La Presse du 2 mars 2023 nous apprenait que de nombreux immigrants « temporaires » profitaient d’un trou béant dans la loi 101 pour inscrire leurs enfants dans les écoles anglaises publiques. Ainsi, le nombre d’enfants inscrits dans le réseau anglais a monté de 1 750 en 2012 à 3 200 en 2021, soit une augmentation de 90% en une petite dizaine d’années. Cette augmentation est directement corrélée à celle, exponentielle, du nombre de personnes détenant un permis de travail ou bien un permis d’études au Québec. A Montréal, ce sont 564 élèves qui ont le statut d’immigrants « temporaires » dans les écoles anglaises, soit de quoi remplir une (grosse) école primaire. Même chose sur la rive-sud de Montréal. Idem ailleurs au Québec.
Cet article de La Presse est d’une complaisance étonnante envers ce phénomène et nous présente ce contournement de la loi 101 et la volonté de ne pas s’intégrer au Québec français de la part de ces immigrants comme « une richesse ». Le journaliste nous offre ainsi l’opinion de Russel Copeman, ex-député de PLQ et président de l’Association des commissions scolaires anglophones du Québec, comme s’il s’agissait d’une opinion neutre et informée. L’article de La Presse nous présente aussi, hypocritement, le cas idéal d’une famille française (donc parlant déjà français!) dont les enfants seront obligés de fréquenter l’école française après un séjour à l’école anglaise, mais oublie de nous présenter le cas, par exemple, d’un Coréen ou d’un Indien, arrivant à l’adolescence au Québec, inscrit dans une école anglaise pour 3 ans et qui, ensuite, peut simplement s’inscrire directement à Dawson et Concordia sans jamais passer par le système français et sans jamais apprendre le français. Ces deux cas d’espèce représentent pourtant une partie importante des enfants de « temporaires » inscrits à l’école anglaise pour échapper à la nécessité de s’intégrer au Québec français.
L’article 84.1 (et 85) de la Charte de la langue française autorise cette dérogation à l’obligation de fréquenter l’école française pour ceux qui « séjournent au Québec de façon temporaire ». Notons bien ces mots « qui séjournent de façon temporaire ». Cette dérogation a été introduite dans la Charte à la suite de pression des milieux d’affaires qui craignaient que des cadres de haut niveau, qui faisaient carrière à l’international ou des diplomates, qui rempliraient une mission à Montréal pendant quelques années, ne choisissent plutôt d’aller ailleurs. Il s’agissait donc d’une mesure d’exception destinée, précisément, à ceux qui séjournaient « temporairement » et qui repartaient ensuite. Mais cette mesure d’exception est devenue une importante voie de contournement de la loi 101.

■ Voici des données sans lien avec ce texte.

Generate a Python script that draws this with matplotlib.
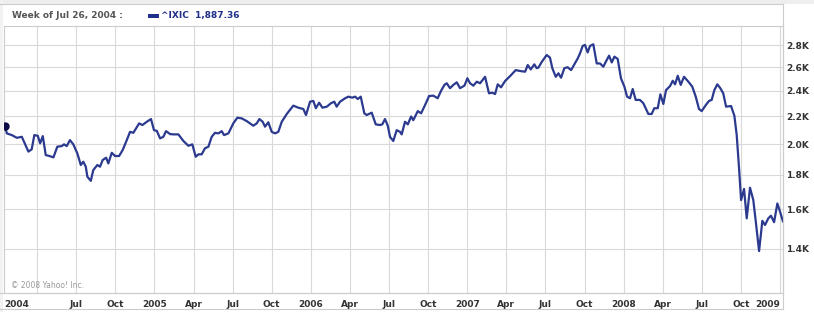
import matplotlib
matplotlib.use("Agg")
import matplotlib.pyplot as plt
from matplotlib.lines import Line2D
from matplotlib.patches import Rectangle
from matplotlib.ticker import FixedLocator, NullLocator

# ---- data (weekly close of ^IXIC; x in decimal years) ----
years = [
    2004.045, 2004.056, 2004.088, 2004.120, 2004.152, 2004.166, 2004.194, 2004.215, 2004.232, 2004.254,
    2004.269, 2004.286, 2004.305, 2004.328, 2004.354, 2004.379, 2004.407, 2004.422, 2004.439, 2004.460,
    2004.481, 2004.507, 2004.529, 2004.545, 2004.561, 2004.571, 2004.593, 2004.609, 2004.635, 2004.652,
    2004.669, 2004.691, 2004.705, 2004.727, 2004.748, 2004.774, 2004.797, 2004.823, 2004.844, 2004.865,
    2004.902, 2004.923, 2004.951, 2004.978, 2004.997, 2005.015, 2005.036, 2005.057, 2005.074, 2005.100,
    2005.121, 2005.153, 2005.185, 2005.217, 2005.242, 2005.264, 2005.281, 2005.302, 2005.323, 2005.345,
    2005.366, 2005.387, 2005.409, 2005.430, 2005.445, 2005.473, 2005.504, 2005.530, 2005.558, 2005.590,
    2005.632, 2005.654, 2005.671, 2005.692, 2005.707, 2005.728, 2005.750, 2005.771, 2005.792, 2005.814,
    2005.846, 2005.888, 2005.920, 2005.952, 2005.969, 2005.995, 2006.016, 2006.032, 2006.053, 2006.074,
    2006.102, 2006.129, 2006.150, 2006.165, 2006.187, 2006.219, 2006.240, 2006.265, 2006.283, 2006.300,
    2006.319, 2006.342, 2006.357, 2006.389, 2006.415, 2006.442, 2006.457, 2006.474, 2006.492, 2006.506,
    2006.527, 2006.549, 2006.570, 2006.581, 2006.602, 2006.620, 2006.641, 2006.655, 2006.684, 2006.705,
    2006.730, 2006.756, 2006.783, 2006.811, 2006.832, 2006.854, 2006.869, 2006.890, 2006.911, 2006.933,
    2006.954, 2006.982, 2007.001, 2007.018, 2007.039, 2007.061, 2007.082, 2007.114, 2007.139, 2007.160,
    2007.178, 2007.195, 2007.216, 2007.242, 2007.274, 2007.310, 2007.338, 2007.370, 2007.387, 2007.406,
    2007.429, 2007.444, 2007.455, 2007.477, 2007.508, 2007.529, 2007.544, 2007.566, 2007.583, 2007.600,
    2007.621, 2007.642, 2007.664, 2007.685, 2007.707, 2007.721, 2007.738, 2007.753, 2007.770, 2007.785,
    2007.806, 2007.828, 2007.849, 2007.870, 2007.886, 2007.907, 2007.924, 2007.941, 2007.962, 2007.983,
    2008.005, 2008.022, 2008.041, 2008.058, 2008.077, 2008.104, 2008.126, 2008.158, 2008.179, 2008.196,
    2008.218, 2008.235, 2008.254, 2008.271, 2008.297, 2008.314, 2008.329, 2008.346, 2008.365, 2008.386,
    2008.414, 2008.439, 2008.461, 2008.482, 2008.499, 2008.525, 2008.546, 2008.563, 2008.580, 2008.599,
    2008.616, 2008.637, 2008.655, 2008.687, 2008.708, 2008.723, 2008.738, 2008.751, 2008.770, 2008.787,
    2008.808, 2008.829, 2008.845, 2008.866, 2008.887, 2008.904, 2008.925, 2008.942, 2008.962, 2008.983,
    2009.000, 2009.019,
]
closes = [
    2129, 2074, 2062, 2043, 2050, 2016, 1949, 1964, 2062, 2057,
    2005, 2055, 1926, 1920, 1911, 1982, 1986, 1998, 1986, 2027,
    1998, 1937, 1862, 1883, 1851, 1789, 1764, 1830, 1862, 1851,
    1894, 1909, 1872, 1941, 1920, 1920, 1960, 2027, 2085, 2078,
    2146, 2134, 2158, 2178, 2097, 2092, 2039, 2050, 2090, 2069,
    2067, 2067, 2021, 1988, 1998, 1915, 1931, 1931, 1971, 1982,
    2050, 2078, 2074, 2090, 2062, 2074, 2146, 2188, 2183, 2163,
    2129, 2146, 2178, 2158, 2122, 2154, 2085, 2074, 2085, 2158,
    2216, 2280, 2264, 2254, 2208, 2311, 2317, 2260, 2303, 2264,
    2272, 2299, 2311, 2272, 2311, 2338, 2351, 2343, 2351, 2332,
    2351, 2221, 2208, 2226, 2139, 2134, 2139, 2178, 2129, 2050,
    2021, 2097, 2085, 2067, 2158, 2139, 2197, 2170, 2238, 2221,
    2284, 2356, 2359, 2338, 2397, 2447, 2461, 2420, 2447, 2469,
    2420, 2441, 2503, 2461, 2441, 2474, 2461, 2516, 2378, 2383,
    2372, 2452, 2427, 2480, 2522, 2574, 2566, 2560, 2619, 2580,
    2625, 2591, 2596, 2648, 2710, 2686, 2591, 2516, 2546, 2508,
    2591, 2599, 2574, 2625, 2680, 2725, 2795, 2805, 2734, 2795,
    2811, 2633, 2633, 2604, 2648, 2704, 2642, 2695, 2674, 2503,
    2432, 2351, 2338, 2413, 2325, 2325, 2299, 2216, 2216, 2260,
    2260, 2370, 2293, 2404, 2438, 2482, 2452, 2525, 2447, 2516,
    2474, 2432, 2351, 2254, 2238, 2284, 2317, 2325, 2404, 2452,
    2424, 2378, 2272, 2277, 2203, 2062, 1841, 1652, 1716, 1552,
    1723, 1652, 1535, 1388, 1539, 1517, 1552, 1566, 1532, 1633,
    1588, 1535,
]

x_tick_pos = [2004.038, 2004.25, 2004.5, 2004.75, 2005.0, 2005.25, 2005.5, 2005.75,
              2006.0, 2006.25, 2006.5, 2006.75, 2007.0, 2007.25, 2007.5, 2007.75,
              2008.0, 2008.25, 2008.5, 2008.75, 2009.0]
x_tick_labels = ["2004", "", "Jul", "Oct", "2005", "Apr", "Jul", "Oct",
                 "2006", "Apr", "Jul", "Oct", "2007", "Apr", "Jul", "Oct",
                 "2008", "Apr", "Jul", "Oct", "2009"]
y_tick_vals = [1400, 1600, 1800, 2000, 2200, 2400, 2600, 2800]
y_tick_labels = ["1.4K", "1.6K", "1.8K", "2.0K", "2.2K", "2.4K", "2.6K", "2.8K"]

header_text = "Week of Jul 26, 2004 :"
ticker_text = "^IXIC  1,887.36"
copyright_text = "\u00a9 2008 Yahoo! Inc."

# ---- styling ----
W, H = 814, 312
LINE = "#2b3a8f"
GRID = "#d9d9d9"
BORDER = "#cccccc"
TXT = "#333333"

plt.rcParams["font.family"] = ["DejaVu Sans"]
fig = plt.figure(figsize=(W / 100, H / 100), dpi=100)
fig.patch.set_facecolor("white")

def fx(px):
    return px / W

def fy(py):
    return 1 - py / H

left_px, right_px, top_px, bot_px = 4, 783, 26, 293
ax = fig.add_axes([fx(left_px), fy(bot_px), fx(right_px - left_px), (bot_px - top_px) / H])

ax.plot(years, closes, color=LINE, lw=1.6, solid_joinstyle="round", solid_capstyle="round", zorder=3)
ax.plot(years[:1], closes[:1], "o", color="#0b0b45", ms=5, zorder=4)

ax.set_yscale("log")
ax.set_ylim(1203, 2992)
ax.set_xlim(2004.038, 2009.019)

ax.yaxis.set_major_locator(FixedLocator(y_tick_vals))
ax.yaxis.set_minor_locator(NullLocator())
ax.set_yticklabels(y_tick_labels)
ax.yaxis.tick_right()
ax.tick_params(axis="y", length=0, pad=2.5, labelsize=6.5, labelcolor=TXT)
for t in ax.get_yticklabels():
    t.set_fontweight("bold")

ax.set_xticks(x_tick_pos)
ax.set_xticklabels(x_tick_labels)
ax.xaxis.set_minor_locator(NullLocator())
ax.tick_params(axis="x", length=0, pad=5, labelsize=6.5, labelcolor=TXT)
xl = ax.get_xticklabels()
for t in xl:
    t.set_fontweight("bold")
xl[0].set_horizontalalignment("left")
xl[-1].set_horizontalalignment("right")

ax.grid(True, color=GRID, lw=0.8, zorder=0)
for s in ax.spines.values():
    s.set_color(BORDER)
    s.set_linewidth(0.8)

# frame pieces outside the axes
fig.add_artist(Rectangle((0, fy(4)), 1, 4 / H, transform=fig.transFigure, color="#eeeeee", lw=0, zorder=0))
fig.add_artist(Rectangle((0, 0), fx(3), 1, transform=fig.transFigure, color="#f2f2f2", lw=0, zorder=0))
for py in (4, 309):
    fig.add_artist(Line2D([fx(0), fx(right_px)], [fy(py), fy(py)], transform=fig.transFigure, color=BORDER, lw=0.8))
fig.add_artist(Line2D([fx(0), fx(right_px)], [fy(bot_px), fy(bot_px)], transform=fig.transFigure, color=BORDER, lw=0.8))
fig.add_artist(Line2D([fx(right_px), fx(right_px)], [fy(4), fy(309)], transform=fig.transFigure, color=BORDER, lw=0.8))

# header
fig.text(fx(12), fy(15.5), header_text, fontsize=6.5, fontweight="bold", color="#555555", va="center", ha="left")
fig.add_artist(Rectangle((fx(148), fy(17.5)), fx(11), 4 / H, transform=fig.transFigure, color="#1f2f8a", lw=0))
fig.text(fx(161), fy(15.5), ticker_text, fontsize=6.5, fontweight="bold", color="#1f2f8a", va="center", ha="left")

# copyright
fig.text(fx(11), fy(286), copyright_text, fontsize=5.5, color="#999999", va="center", ha="left")

fig.savefig("out.png", dpi=100, facecolor="white")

Ce problème a même été reconnu par le gouvernement caquiste. La loi 96 est ainsi venue raccourcir la durée permise de cette exception de 6 à 3 ans. Mais le gouvernement, pour une raison obscure, n’a pas osé la faire sauter complètement.
Car l’immigration dite « temporaire » a complètement changé de nature depuis une dizaine d’années; les immigrants « temporaires » convertissent maintenant très souvent leur statut de « temporaire » à « permanent » après un certain nombre d’années de présence chez nous. Cela est une conséquence du changement du système d’immigration au Canada en 2014, changement d’un système à une étape (sélection directement à l’étranger) vers un système à deux étapes (venue comme travailleur ou étudiant temporaire et obtention du statut permanent ensuite).
Le nombre d’immigrants temporaires était autrefois inférieur à celui des immigrants permanents, ce qui en faisait une catégorie presque marginale. En 1972, par exemple, le nombre de résidents non permanents au Québec était de 16 509 tandis que celui des immigrants permanents était de 18 592. Depuis lors, le nombre de «temporaires» a augmenté de façon impressionnante ; de 2000 à 2018, le nombre de travailleurs détenteurs de permis temporaires au Canada est passé de 60 000 personnes à 429 300 personnes, une augmentation relative de 615 %. Le nombre d’immigrants temporaires présents sur le territoire dépasse maintenant très largement le nombre d’immigrants permanents admis chaque année.
Les immigrants « temporaires » sont en fait des immigrants « pré-permanents ».
Il est donc insensé de conserver cette exception, venue d’un autre temps, dans la Charte de la langue française.